LeBron and the Cavs are probably going to get swept tonight. Maybe they put up a fight for a half, or even into the 3rd quarter. But Vegas made the Warriors 6-point favorites for Game 4 tonight, and let’s be honest with ourselves – LeBron has run out of gas in the 4th quarter of all three Finals games, so why should anyone believe he can magically summon the energy to pull the upset on just one night off?

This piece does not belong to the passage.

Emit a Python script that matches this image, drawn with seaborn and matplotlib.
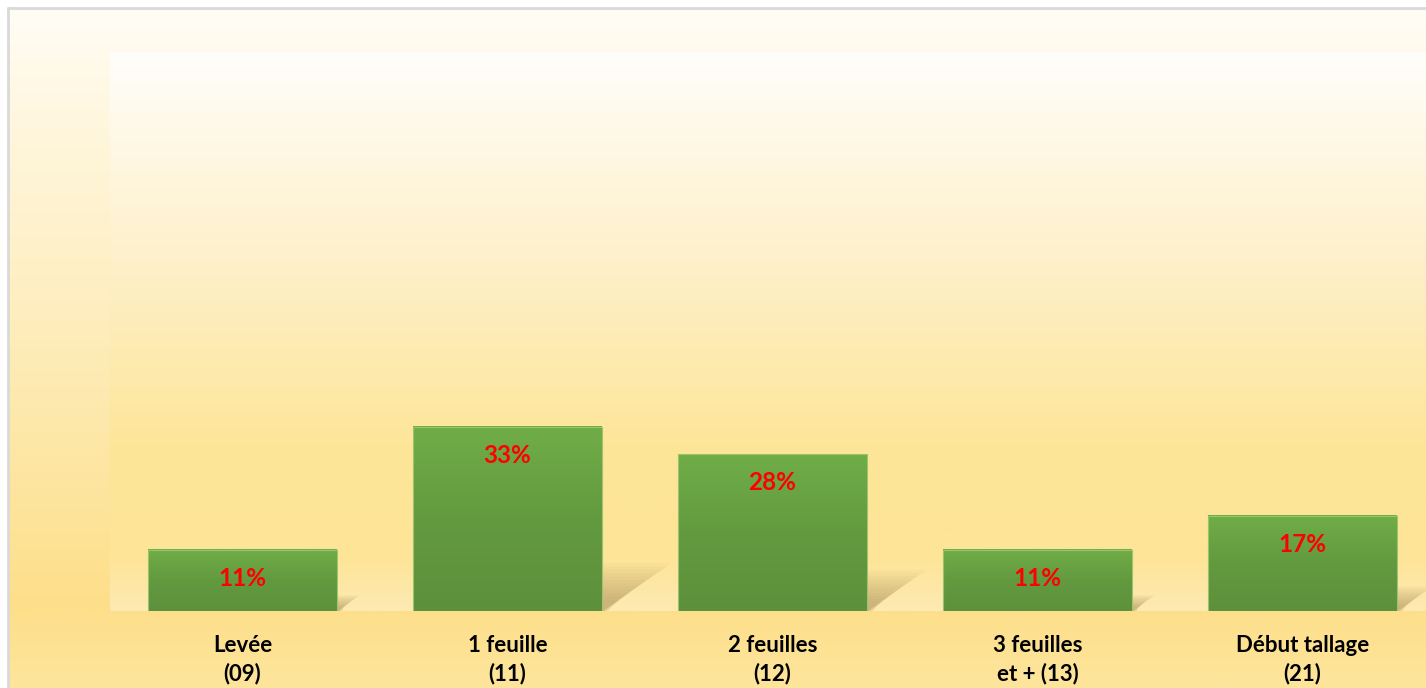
import numpy as np
import matplotlib
matplotlib.use("Agg")
import matplotlib.pyplot as plt
import seaborn as sns
from matplotlib.colors import LinearSegmentedColormap
from matplotlib.patches import Polygon

# data
stages = ["Levée\n(09)", "1 feuille\n(11)", "2 feuilles\n(12)", "3 feuilles\net + (13)", "Début tallage\n(21)"]
shares = [11, 33, 28, 11, 17]
labels = ["11%", "33%", "28%", "11%", "17%"]

sns.set_style("white")
plt.rcParams['font.family'] = ['Lato', 'DejaVu Sans']

W, H = 1426, 688
fig = plt.figure(figsize=(W / 100, H / 100), dpi=100)
fig.patch.set_facecolor("white")

# chart area background (white -> yellow)
bg = fig.add_axes([8 / W, 0, 1 - 8 / W, 1 - 8 / H])
bg_cmap = LinearSegmentedColormap.from_list(
    "bg", [(0.0, "#fde59c"), (0.12, "#fddf8a"), (0.5, "#feecb8"), (0.85, "#fff7e0"), (1.0, "#fffdf6")])
grad = np.linspace(0, 1, 256).reshape(-1, 1)
bg.imshow(grad, cmap=bg_cmap, aspect="auto", origin="lower", extent=[0, 1, 0, 1])
bg.set_xlim(0, 1)
bg.set_ylim(0, 1)
bg.axis("off")
fig.add_artist(plt.Line2D([8 / W, 8 / W], [0, 1 - 8 / H], color="#d9d9d9", lw=2, transform=fig.transFigure))
fig.add_artist(plt.Line2D([8 / W, 1], [1 - 8 / H, 1 - 8 / H], color="#d9d9d9", lw=2, transform=fig.transFigure))

# plot area
pos = [110 / W, (H - 611) / H, 1325 / W, 559 / H]
pa = fig.add_axes(pos)
pa_cmap = LinearSegmentedColormap.from_list(
    "pa", [(0.0, "#feeab3"), (0.1, "#fde496"), (0.3, "#fde699"), (0.6, "#feefc6"), (1.0, "#fffefa")])
pa.imshow(grad, cmap=pa_cmap, aspect="auto", origin="lower", extent=[0, 1, 0, 1])
pa.set_xlim(0, 1)
pa.set_ylim(0, 1)
pa.axis("off")

ax = fig.add_axes(pos)
ax.patch.set_alpha(0)
sns.barplot(x=stages, y=shares, ax=ax, width=0.71, color="#6aa444")

bar_cmap = LinearSegmentedColormap.from_list("bar", ["#5d903b", "#639a40", "#70ad47"])
for patch, lab in zip(ax.patches, labels):
    x0 = patch.get_x()
    w = patch.get_width()
    h = patch.get_height()
    x1 = x0 + w
    # soft perspective shadow behind the bar
    for k in range(12):
        s = 1 - k * 0.07
        dx = 0.008 * h * s
        dy = 0.26 * h * s
        poly = Polygon([(x0, 0), (x1 + 0.03 * (1 - s), 0), (x1 + dx, dy), (x0 + dx, dy)],
                       closed=True, facecolor="#8a6a2a", edgecolor="none", alpha=0.04, zorder=1)
        ax.add_patch(poly)
    patch.set_facecolor("none")
    patch.set_edgecolor("#9cc46c")
    patch.set_linewidth(0.8)
    patch.set_zorder(3)
    ax.imshow(grad, cmap=bar_cmap, aspect="auto", origin="lower",
              extent=[x0, x1, 0, h], zorder=2)
    ax.text(x0 + w / 2, h - 5.1, lab, ha="center", va="center", color="#ff0000",
            fontsize=17.5, fontweight="bold", zorder=4)

ax.set_xlim(-0.5, 4.5)
ax.set_ylim(0, 100)
ax.set_yticks([])
ax.tick_params(axis="x", length=0, pad=17)
for t in ax.get_xticklabels():
    t.set_fontsize(16)
    t.set_fontweight("bold")
    t.set_color("black")
    t.set_linespacing(1.42)
sns.despine(ax=ax, left=True, bottom=True)

fig.savefig("out.png", dpi=100)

But the sweep will have no impact on LeBron’s legacy. None. It’s pretty simple:

  1. He’s facing the greatest team in NBA history. They’ve steamrolled the NBA all season, and are on the cusp of being the first NBA team to go 16-0 in the playoffs.
  2. Jordan never lost five times in the Finals. Yeah, well Jordan never got to the Finals seven years in a row. Jordan was never swept in the Finals! Jordan lost in the first round three times, and was swept twice. LeBron’s never lost in the 1st round. We can play this game all day.
  3. LeBron’s been the favorite in the finals just three times: Against Dallas (loss), against Oklahoma City (win) and against San Antonio in 2013 (win). He’s been an underdog five times.

I’ve been consistent on this: LeBron’s overall resume trumps Jordan’s. But Jordan 6-0 in the Finals gives MJ a slight edge in the hypothetical Who’s Better? question. I could go long on how the five teams Jordan whipped in the Finals were unimpressive, and even those 1991 Lakers lost Byron Scott and James Worthy to injury in the deciding game five. The current NBA, with Super Teams, is vastly superior to 90s ball, regardless of what Charles Barkley says. We can do this dance all night: LeBron’s had weaker supporting casts. Fact.

Remember, LeBron got the Cavs to the Finals at the age of 23, in his 4th year in the league; Jordan finally got out of the first round in his 4th year in the NBA.

Getting swept by the best team in NBA history doesn’t damage LeBron’s resume at all. He doesn’t slide down a notch or two; he’s cemented himself as the 2nd greatest player in NBA history. Another title vaults him to #1.